Characterization: Sword of Truth by Terry Goodkind. Gender is used as both a plot device and helps define characters and their limits to power. Male characters tend to be stronger and more destructive, especially the antagonist and protagonist, with the caveat that they are also much more impulsive. There's a sub-class of human that is actually killed at birth if they are male because they are too impulsive for the power they wield. Women, while not possessing as much depth to their strength, tend to have a larger breadth to their power and think of outside-the-box methods to use it. The key to why it doesn't come off as cliché when reading it (since I know it sounds like typical fantasy tropes) is that the characters are more than their gender, and while many of them behave typical based on that, it's the other experiences that either reinforce or destroy that baseline notion.
Themes: I wasn't able to find something specific, but this also has to do with your worldbuilding. Gender is traditionally used to show power disparity, as are elements like physical size, aura, and personality traits. So, go to town and make a whole, tightly-knit well-defined universe, then place your story inside of it.

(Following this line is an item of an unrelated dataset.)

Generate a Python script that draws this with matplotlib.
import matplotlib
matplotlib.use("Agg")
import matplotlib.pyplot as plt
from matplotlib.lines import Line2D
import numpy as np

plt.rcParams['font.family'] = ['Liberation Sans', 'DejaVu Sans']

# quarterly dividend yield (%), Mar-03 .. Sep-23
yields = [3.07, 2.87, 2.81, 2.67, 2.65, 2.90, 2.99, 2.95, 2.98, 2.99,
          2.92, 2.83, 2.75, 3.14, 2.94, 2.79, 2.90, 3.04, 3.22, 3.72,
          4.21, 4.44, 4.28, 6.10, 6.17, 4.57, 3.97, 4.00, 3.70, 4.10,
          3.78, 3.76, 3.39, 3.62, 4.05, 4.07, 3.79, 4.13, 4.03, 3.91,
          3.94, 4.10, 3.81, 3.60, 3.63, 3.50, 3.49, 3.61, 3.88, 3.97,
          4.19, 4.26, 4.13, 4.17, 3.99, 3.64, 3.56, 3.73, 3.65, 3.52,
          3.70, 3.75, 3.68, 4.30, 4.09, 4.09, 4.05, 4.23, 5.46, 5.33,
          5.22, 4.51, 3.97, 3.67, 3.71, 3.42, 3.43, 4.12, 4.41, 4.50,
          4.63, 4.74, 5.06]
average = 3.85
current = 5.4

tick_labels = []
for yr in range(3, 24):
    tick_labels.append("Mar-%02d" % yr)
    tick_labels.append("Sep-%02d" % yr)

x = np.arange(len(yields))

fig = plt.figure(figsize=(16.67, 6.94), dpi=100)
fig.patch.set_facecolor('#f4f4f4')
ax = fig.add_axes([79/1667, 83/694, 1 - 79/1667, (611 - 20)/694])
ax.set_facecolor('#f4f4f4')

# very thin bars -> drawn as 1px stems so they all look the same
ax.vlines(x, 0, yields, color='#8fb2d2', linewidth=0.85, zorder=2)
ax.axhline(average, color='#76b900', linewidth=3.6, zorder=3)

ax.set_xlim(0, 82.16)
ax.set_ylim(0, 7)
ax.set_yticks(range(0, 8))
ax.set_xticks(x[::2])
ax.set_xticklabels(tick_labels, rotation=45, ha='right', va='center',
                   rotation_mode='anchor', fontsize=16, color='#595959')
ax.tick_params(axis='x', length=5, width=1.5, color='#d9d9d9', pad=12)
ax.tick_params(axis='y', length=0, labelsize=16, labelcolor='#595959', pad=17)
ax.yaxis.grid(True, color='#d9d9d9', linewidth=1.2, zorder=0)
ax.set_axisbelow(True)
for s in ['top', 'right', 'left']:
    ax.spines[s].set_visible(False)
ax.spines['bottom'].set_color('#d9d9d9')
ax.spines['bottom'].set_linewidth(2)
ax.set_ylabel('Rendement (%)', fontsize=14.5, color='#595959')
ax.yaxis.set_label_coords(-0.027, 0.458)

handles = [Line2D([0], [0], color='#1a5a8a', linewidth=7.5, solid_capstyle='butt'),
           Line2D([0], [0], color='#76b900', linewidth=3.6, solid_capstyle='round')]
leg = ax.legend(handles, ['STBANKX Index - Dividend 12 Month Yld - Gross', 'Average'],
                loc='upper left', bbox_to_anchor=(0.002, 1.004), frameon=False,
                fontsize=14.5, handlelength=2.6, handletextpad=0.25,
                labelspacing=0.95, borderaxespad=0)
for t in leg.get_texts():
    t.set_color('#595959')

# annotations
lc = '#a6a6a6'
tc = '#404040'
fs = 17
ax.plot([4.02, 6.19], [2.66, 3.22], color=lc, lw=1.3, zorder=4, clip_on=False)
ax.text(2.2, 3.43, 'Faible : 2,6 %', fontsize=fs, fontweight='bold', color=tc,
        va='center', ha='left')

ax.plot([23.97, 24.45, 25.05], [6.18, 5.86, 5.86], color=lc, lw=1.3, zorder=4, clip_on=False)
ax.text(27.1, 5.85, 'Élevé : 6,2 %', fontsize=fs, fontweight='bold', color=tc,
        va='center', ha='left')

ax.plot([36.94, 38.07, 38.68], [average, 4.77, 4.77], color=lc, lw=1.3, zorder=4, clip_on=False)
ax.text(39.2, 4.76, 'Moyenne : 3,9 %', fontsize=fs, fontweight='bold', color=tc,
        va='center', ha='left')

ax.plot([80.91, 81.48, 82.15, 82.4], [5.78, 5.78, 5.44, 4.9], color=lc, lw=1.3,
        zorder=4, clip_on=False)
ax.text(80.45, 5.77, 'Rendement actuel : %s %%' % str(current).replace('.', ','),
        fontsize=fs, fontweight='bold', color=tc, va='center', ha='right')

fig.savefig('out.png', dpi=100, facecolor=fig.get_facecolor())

Examples of what not to do:

Shoe-horn female characters in to satisfy a quota. Don't shoehorn any kind of characters into your story unless it makes sense, that's just common practice. I don't know about what archetypes/tropes your characters are falling into, but since you are writing a story that happens to have 80% female characters, and not a story for the purpose of having 80% female characters, you should be fine.
Make you characters behave in a way that is contrary to their characterization just to be different or challenge the norms in writing. Going back to Lord of the Flies, it wouldn't make sense for hormonal, impulsive, boys that have just been stranded on an island with no supervision to create a functioning, technologically advanced society where they all get along perfectly fine. If you have characters that need to behave a certain way at a certain time, but not other times, build in some form of trauma (the easiest way) that would make them behave that way. As an example, Rising of the Shield Hero features a young heroine who's parents were killed by a three-headed dog. So, despite wanting to help her friend and doing everything up to that point to do so, she runs and hides after being attacked by a two-headed dog. She fights only after realizing that by fighting, she can prevent more kids from losing their parents like she did.
Don't throw away the themes for the sake of the story you want to tell. Instead, build your story around the themes. For example, Sword Art Online is built around the premise that their is little to no difference between a well-done virtual world and the real one. It even goes so far as "if you die in the game, you die in real life." These stakes get thrown out immediately after you find the plot armor. the SAO: ALTERNATIVE OVA is better at this since it's a character study more than an action show, so you can look to that for done right/done wrong with the same premise

While those aren't the only examples, they were the first ones I though of while writing this.

TL;DR: If you aren't going to use a detail, leave it to the audience's discretion to determine what the characters are/aren't. If you are going to use the detail, incorporate it organically and use it to forward the story arc, character arcs, or thematic arc of the story.